- Task statement -
Find the line with "Give me the TikZ source for this diagram." and the line with "(fw) at (470,43)", then repeat both of them and every line in between exactly. Omit the pictures.
— Begin Records supplied —
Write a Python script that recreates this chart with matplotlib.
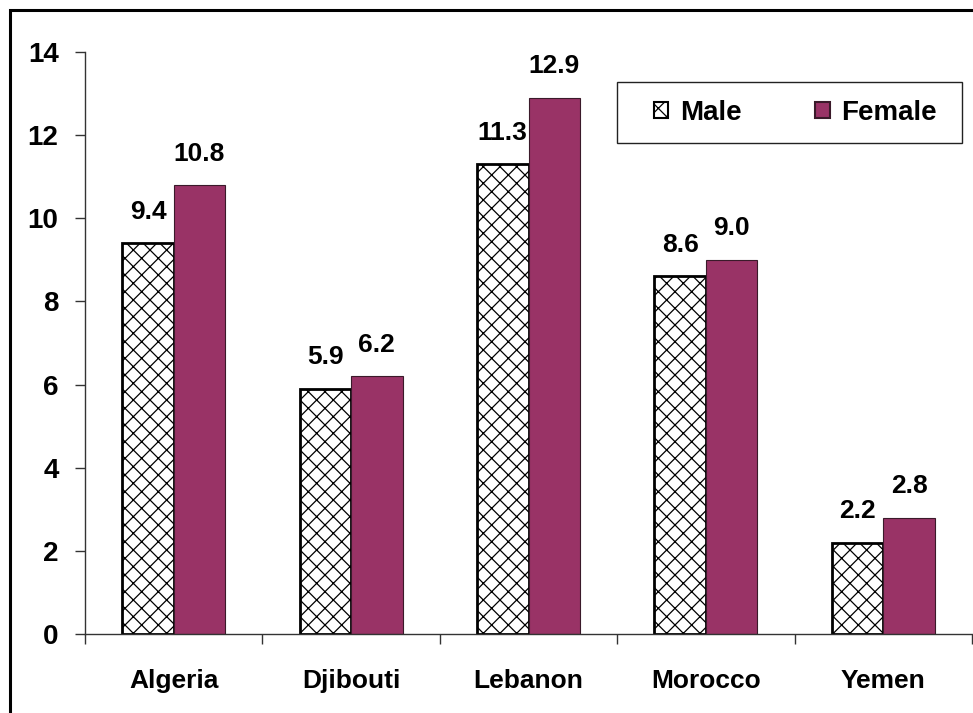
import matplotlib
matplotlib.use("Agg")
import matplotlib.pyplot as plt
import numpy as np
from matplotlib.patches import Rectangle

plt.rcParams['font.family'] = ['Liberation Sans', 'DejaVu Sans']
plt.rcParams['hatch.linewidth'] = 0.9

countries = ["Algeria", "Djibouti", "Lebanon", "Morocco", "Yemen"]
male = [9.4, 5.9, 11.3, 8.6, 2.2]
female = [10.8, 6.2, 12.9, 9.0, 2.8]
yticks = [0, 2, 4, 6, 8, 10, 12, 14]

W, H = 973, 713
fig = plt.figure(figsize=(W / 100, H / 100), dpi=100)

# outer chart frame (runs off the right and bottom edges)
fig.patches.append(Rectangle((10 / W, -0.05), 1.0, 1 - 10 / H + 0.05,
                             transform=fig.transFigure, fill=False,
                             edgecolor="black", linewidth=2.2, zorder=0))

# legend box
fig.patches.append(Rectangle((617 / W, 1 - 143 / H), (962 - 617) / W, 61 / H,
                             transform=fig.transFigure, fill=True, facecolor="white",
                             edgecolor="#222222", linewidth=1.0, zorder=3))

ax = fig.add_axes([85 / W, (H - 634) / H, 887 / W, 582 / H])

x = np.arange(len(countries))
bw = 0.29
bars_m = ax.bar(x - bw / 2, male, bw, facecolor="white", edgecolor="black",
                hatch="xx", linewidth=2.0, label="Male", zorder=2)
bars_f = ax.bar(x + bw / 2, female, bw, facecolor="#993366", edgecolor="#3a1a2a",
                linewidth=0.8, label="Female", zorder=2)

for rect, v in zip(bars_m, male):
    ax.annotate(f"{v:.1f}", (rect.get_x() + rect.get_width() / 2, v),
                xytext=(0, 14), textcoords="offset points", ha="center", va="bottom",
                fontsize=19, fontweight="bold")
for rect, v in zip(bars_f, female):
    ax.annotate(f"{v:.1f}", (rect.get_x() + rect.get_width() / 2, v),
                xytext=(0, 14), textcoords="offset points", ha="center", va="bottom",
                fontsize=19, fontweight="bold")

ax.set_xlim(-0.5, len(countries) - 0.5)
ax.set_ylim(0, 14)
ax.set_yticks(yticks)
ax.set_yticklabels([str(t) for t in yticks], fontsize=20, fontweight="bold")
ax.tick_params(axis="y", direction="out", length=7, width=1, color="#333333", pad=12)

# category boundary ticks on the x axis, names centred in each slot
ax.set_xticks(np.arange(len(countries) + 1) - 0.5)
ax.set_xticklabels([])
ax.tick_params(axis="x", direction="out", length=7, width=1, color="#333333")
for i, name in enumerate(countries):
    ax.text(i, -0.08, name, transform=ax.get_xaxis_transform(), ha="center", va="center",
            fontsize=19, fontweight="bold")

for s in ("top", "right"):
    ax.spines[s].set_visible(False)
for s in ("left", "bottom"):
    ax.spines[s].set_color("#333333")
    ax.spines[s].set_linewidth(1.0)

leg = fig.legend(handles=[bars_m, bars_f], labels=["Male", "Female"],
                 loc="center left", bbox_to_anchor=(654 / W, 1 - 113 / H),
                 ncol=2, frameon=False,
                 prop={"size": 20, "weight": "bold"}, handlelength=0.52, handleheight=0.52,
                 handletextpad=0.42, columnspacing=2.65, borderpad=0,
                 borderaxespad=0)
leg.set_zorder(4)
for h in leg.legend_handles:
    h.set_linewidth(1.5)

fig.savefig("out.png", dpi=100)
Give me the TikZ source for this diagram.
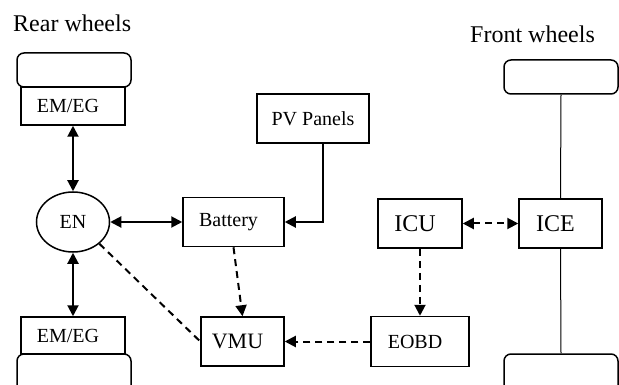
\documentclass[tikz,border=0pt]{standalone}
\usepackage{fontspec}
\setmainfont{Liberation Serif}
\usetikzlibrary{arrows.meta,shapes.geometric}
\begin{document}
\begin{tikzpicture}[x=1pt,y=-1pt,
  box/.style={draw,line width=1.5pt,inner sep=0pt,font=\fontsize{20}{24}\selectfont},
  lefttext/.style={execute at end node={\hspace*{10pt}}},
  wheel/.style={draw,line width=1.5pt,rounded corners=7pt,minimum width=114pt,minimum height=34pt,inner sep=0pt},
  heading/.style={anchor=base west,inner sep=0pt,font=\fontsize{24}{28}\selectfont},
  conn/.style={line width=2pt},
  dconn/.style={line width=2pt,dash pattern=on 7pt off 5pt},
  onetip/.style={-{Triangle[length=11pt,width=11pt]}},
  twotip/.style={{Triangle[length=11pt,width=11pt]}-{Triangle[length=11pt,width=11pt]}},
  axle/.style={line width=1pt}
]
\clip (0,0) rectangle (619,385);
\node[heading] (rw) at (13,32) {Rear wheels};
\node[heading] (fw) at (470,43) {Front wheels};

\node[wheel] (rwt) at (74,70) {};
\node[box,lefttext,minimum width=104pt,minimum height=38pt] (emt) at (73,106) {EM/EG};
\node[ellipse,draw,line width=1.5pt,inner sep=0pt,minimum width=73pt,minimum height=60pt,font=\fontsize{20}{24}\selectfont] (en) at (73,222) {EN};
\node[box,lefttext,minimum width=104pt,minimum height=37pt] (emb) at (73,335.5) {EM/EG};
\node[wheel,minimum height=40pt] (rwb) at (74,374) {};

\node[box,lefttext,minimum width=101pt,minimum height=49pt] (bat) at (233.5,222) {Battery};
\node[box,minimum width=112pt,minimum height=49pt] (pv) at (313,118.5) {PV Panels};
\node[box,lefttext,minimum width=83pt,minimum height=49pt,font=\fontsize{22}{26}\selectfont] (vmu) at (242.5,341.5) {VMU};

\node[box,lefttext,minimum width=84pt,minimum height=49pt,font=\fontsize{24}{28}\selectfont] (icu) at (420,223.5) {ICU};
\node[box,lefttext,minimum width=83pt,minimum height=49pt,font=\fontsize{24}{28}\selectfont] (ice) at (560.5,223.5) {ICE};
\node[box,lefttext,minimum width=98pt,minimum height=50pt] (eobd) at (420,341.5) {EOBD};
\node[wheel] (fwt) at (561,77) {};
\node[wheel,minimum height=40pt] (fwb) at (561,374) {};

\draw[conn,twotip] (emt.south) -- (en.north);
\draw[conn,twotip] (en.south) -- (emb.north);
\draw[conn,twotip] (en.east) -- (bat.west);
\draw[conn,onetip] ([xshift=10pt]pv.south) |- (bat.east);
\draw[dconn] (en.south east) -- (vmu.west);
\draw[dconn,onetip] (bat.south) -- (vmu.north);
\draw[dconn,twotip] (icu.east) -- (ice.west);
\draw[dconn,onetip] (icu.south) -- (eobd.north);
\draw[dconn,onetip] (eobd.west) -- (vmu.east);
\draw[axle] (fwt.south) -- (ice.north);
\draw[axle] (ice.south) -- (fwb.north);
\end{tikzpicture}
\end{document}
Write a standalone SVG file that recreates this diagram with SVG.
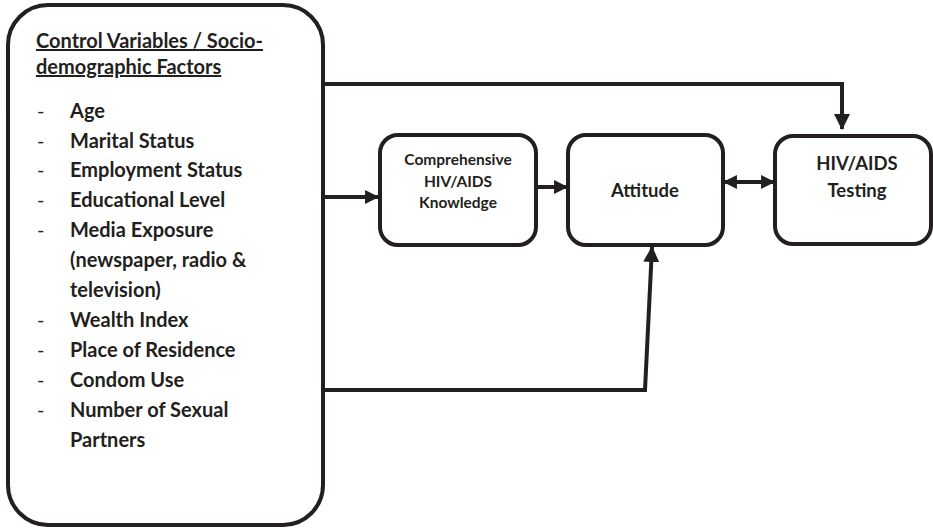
— End Records supplied —
- Answer to the problem -
Give me the TikZ source for this diagram.
\documentclass[tikz,border=0pt]{standalone}
\usepackage{fontspec}
\setmainfont{Liberation Serif}
\usetikzlibrary{arrows.meta,shapes.geometric}
\begin{document}
\begin{tikzpicture}[x=1pt,y=-1pt,
  box/.style={draw,line width=1.5pt,inner sep=0pt,font=\fontsize{20}{24}\selectfont},
  lefttext/.style={execute at end node={\hspace*{10pt}}},
  wheel/.style={draw,line width=1.5pt,rounded corners=7pt,minimum width=114pt,minimum height=34pt,inner sep=0pt},
  heading/.style={anchor=base west,inner sep=0pt,font=\fontsize{24}{28}\selectfont},
  conn/.style={line width=2pt},
  dconn/.style={line width=2pt,dash pattern=on 7pt off 5pt},
  onetip/.style={-{Triangle[length=11pt,width=11pt]}},
  twotip/.style={{Triangle[length=11pt,width=11pt]}-{Triangle[length=11pt,width=11pt]}},
  axle/.style={line width=1pt}
]
\clip (0,0) rectangle (619,385);
\node[heading] (rw) at (13,32) {Rear wheels};
\node[heading] (fw) at (470,43) {Front wheels};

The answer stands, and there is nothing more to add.